Sedang saat ini, konsumen menggunakan rata-rata sebanyak 6 titik kontak. Dijelaskan pula bahwa kita saat ini lebih terhubung dari sebelumnya dan hampir semua yang dilakukan meninggalkan jejak digital.
Mencari sesuatu lewat mesin pencari seperti Google, melihat dan membagikan yang disukai lewat media sosial, kemudian melihat, mendengar serta membeli sesuatu lewat e-commerce.
Dari sejumlah paparan di atas, tentu ada tantangan dan peluang dalam menata kelola perubahan perilaku para milenial dan Generasi Z.

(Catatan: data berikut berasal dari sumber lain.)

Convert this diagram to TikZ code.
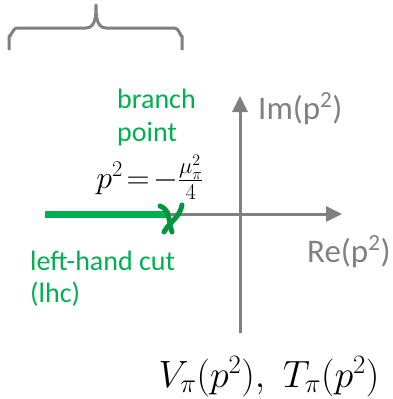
\documentclass[tikz,border=0pt]{standalone}
\usepackage{fix-cm}
\usepackage{fontspec}
\newfontfamily\calibri{Carlito}
\usetikzlibrary{arrows.meta}
\definecolor{axgray}{RGB}{128,128,128}
\definecolor{cutgreen}{RGB}{0,176,80}
\definecolor{markgreen}{RGB}{0,150,64}
\tikzset{
  axis/.style={draw=axgray, line width=3pt, -{Triangle[length=16pt,width=15pt]}},
  greenlbl/.style={text=cutgreen, font=\calibri\fontsize{28}{33}\selectfont, inner sep=0pt, anchor=base west},
  graylbl/.style={text=axgray, font=\calibri\fontsize{33}{36}\selectfont, inner sep=0pt, anchor=base west},
  mathlbl/.style={inner sep=0pt, anchor=base}
}
\begin{document}
\begin{tikzpicture}[x=1pt,y=-1pt]
\useasboundingbox (0,0) rectangle (392,399);
% brace
\draw[axgray, line width=3pt, line join=round]
  (9,50) -- (9,36) to[out=-90,in=180] (17,28) -- (86,28) to[out=0,in=-90] (96,5)
  to[out=-90,in=180] (106,28) -- (175,28) to[out=0,in=-90] (182,36) -- (182,50);
% axes
\coordinate (vbot) at (240,333);
\coordinate (vtop) at (240,96);
\coordinate (hleft) at (165,214);
\coordinate (hright) at (342,214);
\draw[axis] (vbot) -- (vtop);
\draw[axis] (hleft) -- (hright);
% cut
\coordinate (cutstart) at (45,214);
\coordinate (bp) at (170,214);
\draw[cutgreen, line width=7pt] (cutstart) -- (bp);
% branch point mark
\draw[markgreen, line width=5pt, line cap=round]
  (160,206) to[out=-20,in=110] (172,232);
\draw[markgreen, line width=5pt, line cap=round]
  (182,205) to[out=-100,in=60] (164,232);
% labels
\node[greenlbl] (branch) at (117,108) {branch};
\node[greenlbl] (point) at (117,141) {point};
\node[mathlbl, font=\fontsize{32}{34}\selectfont] (bpeq) at (150,188) {$p^2\!=\!-\frac{\mu_\pi^2}{4}$};
\node[graylbl] (im) at (258,119) {Im(p\textsuperscript{2})};
\node[graylbl] (re) at (307,262) {Re(p\textsuperscript{2})};
\node[greenlbl] (lhc1) at (30,270) {left-hand cut};
\node[greenlbl] (lhc2) at (30,302) {(lhc)};
\node[mathlbl, font=\fontsize{38}{40}\selectfont] (vt) at (269,387) {$V_\pi(p^2),\ T_\pi(p^2)$};
\end{tikzpicture}
\end{document}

Yang perlu dilakukan setidaknya adalah melakukan empat pendekatan yakni aktivasi isi (activation of content), aktivasi informasi (activation of information), aktivasi kanal dan platform (activation of platform) dan terakhir berkolaborasi langsung (collaboration).
Generasi Z dan milenial sebenarnya memiliki kesadaran politik yang tinggi, ini bisa dilihat dari sikap mereka yang cenderung positif mengenai demonstrasi, pemilu, aktivisme digital serta keinginan mereka untuk menunaikan kewajiban sebagai warga negara dengan memilih.
Namun, mereka cenderung apatis dengan ideologi dan partai politik, banyak dari mereka menolak asosiasi terhadap parpol dan cenderung memberikan dukungan karena sosok public figure.
Sosok public figure ini biasanya dipilih karena visi misi, gaya kepemimpinan, integritas, pengalaman dan juga prinsip dan etika.
Untuk itu, para pelaku politik perlu melakukan rekrutmen dan mendorong sosok public figure yang baik yang bisa memberi teladan ke generasi muda. Adapun untuk menjangkau mereka, perlu penuansaan konten politik yang menarik, substantif/menguasai isu, edukatif dan informatif.
Masih ada waktu untuk menarik para milenial, tak hanya demi suara mereka di 2024, namun juga memberikan cukup ruang untuk mereka berpartisipasi dan berkompetisi hingga Indonesia bisa memetik keuntungan dari berkah demografi.